→ Task statement: In the listing below, count the lines with "document" and report only the figure.

→ Records for this task:
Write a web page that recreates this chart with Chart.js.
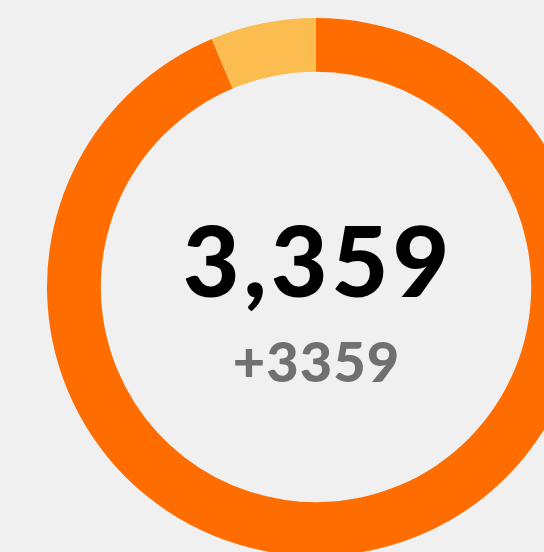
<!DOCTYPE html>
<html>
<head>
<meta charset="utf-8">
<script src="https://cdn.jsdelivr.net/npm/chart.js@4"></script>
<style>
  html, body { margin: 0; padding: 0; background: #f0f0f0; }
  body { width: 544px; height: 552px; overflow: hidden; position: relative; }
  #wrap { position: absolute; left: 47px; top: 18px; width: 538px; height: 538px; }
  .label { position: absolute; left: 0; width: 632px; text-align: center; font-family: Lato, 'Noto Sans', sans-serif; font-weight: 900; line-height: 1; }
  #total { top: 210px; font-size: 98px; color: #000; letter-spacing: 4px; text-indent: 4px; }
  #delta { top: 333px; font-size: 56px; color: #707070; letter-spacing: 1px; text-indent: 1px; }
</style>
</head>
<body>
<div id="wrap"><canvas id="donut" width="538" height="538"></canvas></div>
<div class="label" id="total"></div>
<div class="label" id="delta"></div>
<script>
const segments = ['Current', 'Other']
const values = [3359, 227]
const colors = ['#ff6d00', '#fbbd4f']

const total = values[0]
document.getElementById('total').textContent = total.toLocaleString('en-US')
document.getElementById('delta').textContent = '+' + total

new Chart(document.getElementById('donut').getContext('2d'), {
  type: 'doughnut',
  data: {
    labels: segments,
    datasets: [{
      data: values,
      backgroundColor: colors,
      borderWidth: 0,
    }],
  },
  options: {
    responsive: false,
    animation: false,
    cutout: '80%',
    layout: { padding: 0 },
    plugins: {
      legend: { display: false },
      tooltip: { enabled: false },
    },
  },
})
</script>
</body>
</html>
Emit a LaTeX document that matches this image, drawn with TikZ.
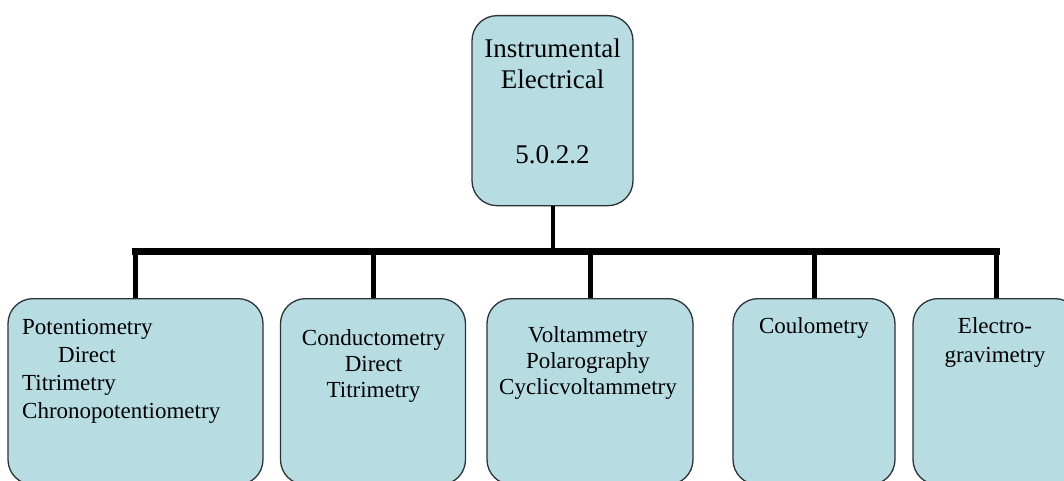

→ Response to the task: 4